Ira Levin died on November 12th. His obituary in The Times refers to Polanski’s film of Rosemary’s Baby and suggests that “the atmosphere of evil that pervaded the screen had its origins in Levin’s fictional skills.“
Indeed – one of the most seamless book-to-film transitions around, and an adaptation that honours its source material to great effect. In my opinion it stands alongside Ted Tally’s screenplay for The Silence of the Lambs as an example of best practice in adaptation.
But although Rosemary’s Baby is the work that gets most of the attention, A Kiss Before Dying is the Levin novel that I’ll cherish most. It’s pretty well unfilmable, for reasons you can only understand by reading it – Levin’s cool-headed manipulation of viewpoint and reader perception have no cinematic parallel. Gerd Oswald and Lawrence Roman tried adapting it in 1956, and James Dearden in 1991; both versions rendered the story as a routine psycho-stalker tale, which it’s anything but.
And Levin, the bastard, was twenty-three when he wrote it.
This year also saw the passing of novelist and screenwriter Marc Behm, on July 12th. Behm’s novel The Eye of the Beholder is right up there with the Levin for me – one of those books you finish and close with awe, and, if you’re in the game yourself, not a little envy.
It was Maxim Jakubowsky, anthology editor and proprietor of the Murder One bookshop on Charing Cross Road, who put me onto this transcendent Private Eye novel. It’s a mythic search tale with an unforgettably obsessive tone and, perhaps because it began in Behm’s mind as a screenplay idea, it fared well when filmed by Claude Miller as Mortelle Randonnee in 1983. The movie starred Michel Serrault and Isabelle Adjani.
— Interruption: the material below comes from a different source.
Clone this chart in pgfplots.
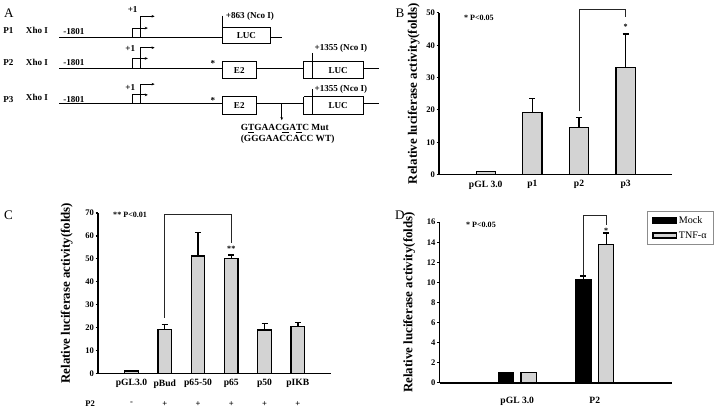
\documentclass[border=0pt]{standalone}
\usepackage{fontspec}
\setmainfont{Liberation Serif}
\usepackage{pgfplots}
\pgfplotsset{compat=1.18}
\usetikzlibrary{arrows.meta}
\definecolor{barg}{RGB}{211,211,211}
\newcommand{\fs}[1]{\fontsize{#1}{#1}\selectfont}
\pgfplotsset{
  panel/.style={
    scale only axis, anchor=south west,
    axis x line=bottom, axis y line=left,
    axis line style={-, line width=1.5bp, black},
    tick align=outside, major tick length=2.5bp,
    ytick style={line width=1.2bp, black},
    xtick style={draw=none},
    yticklabel style={font=\bfseries\fs{8.5}, inner sep=1.5bp},
    xticklabel style={font=\bfseries\fs{9.5}},
    /pgf/number format/assume math mode=true,
    ylabel={Relative luciferase activity(folds)},
    ylabel style={font=\bfseries\fs{12.8}, anchor=center},
    clip=false,
  },
  gbar/.style={ybar, bar shift=0, fill=barg, draw=black, line width=1.3bp, bar width=0.41,
    error bars/y dir=plus, error bars/y explicit,
    error bars/error bar style={line width=1.4bp, black},
    error bars/error mark options={rotate=90, line width=1.4bp, mark size=3bp, black}},
  brk/.style={black!85, line width=0.8bp, forget plot},
  ln/.style={black, line width=1bp},
}
\begin{document}
\begin{tikzpicture}
% ---------- overlay: panel A and annotations ----------
\begin{axis}[at={(0,0)}, anchor=south west, scale only axis, width=714bp, height=405bp,
  xmin=0, xmax=714, ymin=0, ymax=405, y dir=reverse, hide axis, clip=false]
% panel letters
\node[font=\fs{13}] at (axis cs:12.7,12.7) {A};
\node[font=\fs{13}] at (axis cs:399,12.7) {B};
\node[font=\fs{13}] at (axis cs:12.3,211.7) {C};
\node[font=\fs{13}] at (axis cs:399,211.7) {D};
% P values
\node[font=\bfseries\fs{8}] at (axis cs:477,17) {* P<0.05};
\node[font=\bfseries\fs{8}] at (axis cs:132.5,211.7) {** P<0.01};
\node[font=\bfseries\fs{8}] at (axis cs:479,221.7) {* P<0.05};
% row labels
\node[font=\bfseries\fs{9}] at (axis cs:12.3,30) {P1};
\node[font=\bfseries\fs{9}] at (axis cs:40.5,30) {Xho I};
\node[font=\bfseries\fs{9}] at (axis cs:77,30.7) {-1801};
\node[font=\bfseries\fs{9}] at (axis cs:12.3,61) {P2};
\node[font=\bfseries\fs{9}] at (axis cs:40.5,61) {Xho I};
\node[font=\bfseries\fs{9}] at (axis cs:77,61.3) {-1801};
\node[font=\bfseries\fs{9}] at (axis cs:12.3,98.3) {P3};
\node[font=\bfseries\fs{9}] at (axis cs:40.5,95.7) {Xho I};
\node[font=\bfseries\fs{9}] at (axis cs:77,98.3) {-1801};
% P1
\addplot[ln] coordinates {(62.3,36.7) (224,36.7)};
\addplot[ln] coordinates {(224,15) (224,42.7) (270.7,42.7) (270.7,26.7) (224,26.7)};
\addplot[ln] coordinates {(270.7,36.7) (282.7,36.7)};
\node[font=\bfseries\fs{9}] at (axis cs:247.3,34.7) {LUC};
\node[font=\bfseries\fs{9}, anchor=west, inner sep=0pt] at (axis cs:227,15.7) {+863 (Nco I)};
\addplot[ln, -{Stealth[length=3bp,width=2.6bp]}] coordinates {(135.3,36.7) (135.3,27.3) (150,27.3)};
\addplot[ln, -{Stealth[length=3bp,width=2.6bp]}] coordinates {(142.7,36.7) (142.7,15.7) (156.7,15.7)};
\node[font=\bfseries\fs{9}] at (axis cs:135,9) {+1};
% P2
\addplot[ln] coordinates {(62.3,67.3) (223.3,67.3)};
\addplot[ln] coordinates {(223.3,60.3) (257.3,60.3) (257.3,77.3) (223.3,77.3) (223.3,60.3)};
\addplot[ln] coordinates {(257.3,67.3) (304,67.3)};
\addplot[ln] coordinates {(304,60.3) (363.3,60.3) (363.3,77.3) (304,77.3) (304,60.3)};
\addplot[ln] coordinates {(312.7,51.7) (312.7,77.3)};
\addplot[ln] coordinates {(363.3,67.3) (378.3,67.3)};
\node[font=\bfseries\fs{9}] at (axis cs:240.3,68.8) {E2};
\node[font=\bfseries\fs{9}] at (axis cs:338,68.8) {LUC};
\node[font=\bfseries\fs{9}] at (axis cs:214.3,62) {*};
\node[font=\bfseries\fs{9}, anchor=west, inner sep=0pt] at (axis cs:314.5,47.7) {+1355 (Nco I)};
\addplot[ln, -{Stealth[length=3bp,width=2.6bp]}] coordinates {(135.3,67.3) (135.3,57.3) (150,57.3)};
\addplot[ln, -{Stealth[length=3bp,width=2.6bp]}] coordinates {(142.7,67.3) (142.7,46.7) (156.7,46.7)};
\node[font=\bfseries\fs{9}] at (axis cs:132.7,47.3) {+1};
% P3
\addplot[ln] coordinates {(62.3,102.3) (223.3,102.3)};
\addplot[ln] coordinates {(223.3,95.3) (257.3,95.3) (257.3,112.7) (223.3,112.7) (223.3,95.3)};
\addplot[ln] coordinates {(257.3,102.3) (304,102.3)};
\addplot[ln] coordinates {(304,95.3) (363.3,95.3) (363.3,112.7) (304,112.7) (304,95.3)};
\addplot[ln] coordinates {(312.7,87.3) (312.7,112.7)};
\addplot[ln] coordinates {(363.3,102.3) (378.3,102.3)};
\node[font=\bfseries\fs{9}] at (axis cs:240.3,104) {E2};
\node[font=\bfseries\fs{9}] at (axis cs:338,104) {LUC};
\node[font=\bfseries\fs{9}] at (axis cs:214.3,98.5) {*};
\node[font=\bfseries\fs{9}, anchor=west, inner sep=0pt] at (axis cs:314.5,88.3) {+1355 (Nco I)};
\addplot[ln, -{Stealth[length=3bp,width=2.6bp]}] coordinates {(135.3,102.3) (135.3,93.3) (150,93.3)};
\addplot[ln, -{Stealth[length=3bp,width=2.6bp]}] coordinates {(142.7,102.3) (142.7,82.7) (156.7,82.7)};
\node[font=\bfseries\fs{9}] at (axis cs:132.7,86) {+1};
\addplot[ln, -{Stealth[length=3bp,width=2.6bp]}] coordinates {(282.3,102.3) (282.3,118.3)};
\node[font=\bfseries\fs{9.3}, anchor=west, inner sep=0pt] at (axis cs:241.7,126.7) {G\underline{T}GAAC\underline{G}A\underline{T}C Mut};
\node[font=\bfseries\fs{9.3}, anchor=west, inner sep=0pt] at (axis cs:241.7,137.3) {(GGGAACCACC WT)};
\end{axis}
% ---------- panel B ----------
\begin{axis}[panel, at={(437.7bp,233bp)}, width=230.3bp, height=159.7bp,
  xmin=0, xmax=5, ymin=0, ymax=50, ytick={0,10,...,50},
  xtick={1,2,3,4}, xticklabels={pGL 3.0,p1,p2,p3},
  ylabel style={at={(axis description cs:-0.109,0.5)}}]
\addplot[gbar] coordinates {(1,1) +- (0,0) (2,19.1) +- (0,4.5) (3,14.5) +- (0,3.2) (4,33.1) +- (0,10.4)};
\addplot[brk] coordinates {(3,19.5) (3,51.1) (4,51.1) (4,48.7)};
\node[font=\bfseries\fs{8}] at (axis cs:4,45.8) {*};
\end{axis}
% ---------- panel C ----------
\begin{axis}[panel, at={(101bp,36.7bp)}, width=230bp, height=158.3bp,
  xmin=0, xmax=7, ymin=0, ymax=70, ytick={0,10,...,70},
  xtick={1,2,3,4,5,6}, xticklabels={pGL3.0,pBud,p65-50,p65,p50,pIKB},
  ylabel style={at={(axis description cs:-0.135,0.5)}}]
\addplot[gbar] coordinates {(1,1) +- (0,0) (2,19.2) +- (0,2.0) (3,51.3) +- (0,10.3) (4,50.0) +- (0,1.7) (5,18.9) +- (0,2.9) (6,20.5) +- (0,1.6)};
\addplot[brk] coordinates {(2,24.3) (2,69.3) (4,69.3) (4,56.8)};
\node[font=\bfseries\fs{8}] at (axis cs:4,54.5) {**};
\node[font=\bfseries\fs{8.5}] at (axis cs:-0.24,-13.3) {P2};
\node[font=\bfseries\fs{8.5}] at (axis cs:1,-13.3) {-};
\node[font=\bfseries\fs{8.5}] at (axis cs:2,-13.3) {+};
\node[font=\bfseries\fs{8.5}] at (axis cs:3,-13.3) {+};
\node[font=\bfseries\fs{8.5}] at (axis cs:4,-13.3) {+};
\node[font=\bfseries\fs{8.5}] at (axis cs:5,-13.3) {+};
\node[font=\bfseries\fs{8.5}] at (axis cs:6,-13.3) {+};
\end{axis}
% ---------- panel D ----------
\begin{axis}[panel, at={(438.3bp,27.3bp)}, width=229.7bp, height=158.7bp,
  xmin=0, xmax=3, ymin=0, ymax=16, ytick={0,2,...,16},
  xtick={1,2}, xticklabels={pGL 3.0,P2},
  xticklabel style={yshift=-8bp},
  ylabel style={at={(axis description cs:-0.131,0.5)}},
  legend style={at={(0.891,1.069)}, anchor=north west, draw=black!45, line width=0.6bp,
    font=\fs{10}, inner xsep=5bp, inner ysep=3bp, row sep=2.5bp, cells={anchor=west}},
  legend image code/.code={\draw[#1] (0bp,-2.5bp) rectangle (23bp,2.5bp);}]
\addplot[gbar, fill=black, bar width=0.196] coordinates {(0.852,1) +- (0,0) (1.852,10.29) +- (0,0.36)};
\addlegendentry{Mock}
\addplot[gbar, bar width=0.196] coordinates {(1.148,1) +- (0,0) (2.148,13.78) +- (0,1.14)};
\addlegendentry{TNF-α}
\addplot[brk] coordinates {(1.852,10.7) (1.852,16.7) (2.148,16.7) (2.148,15.7)};
\node[font=\bfseries\fs{8}] at (axis cs:2.148,15.1) {*};
\end{axis}
\end{tikzpicture}
\end{document}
A later English-language remake with Ewan McGregor fared less well.
I saw a TV screening of Mortelle Randonnee under the title of Deadly Run, and spent years trying to track it down on tape or DVD. Alas, when I finally located it, I found Fox Lorber’s subtitled release to be a shortened and much less effective version which even lacks the crucial final shot.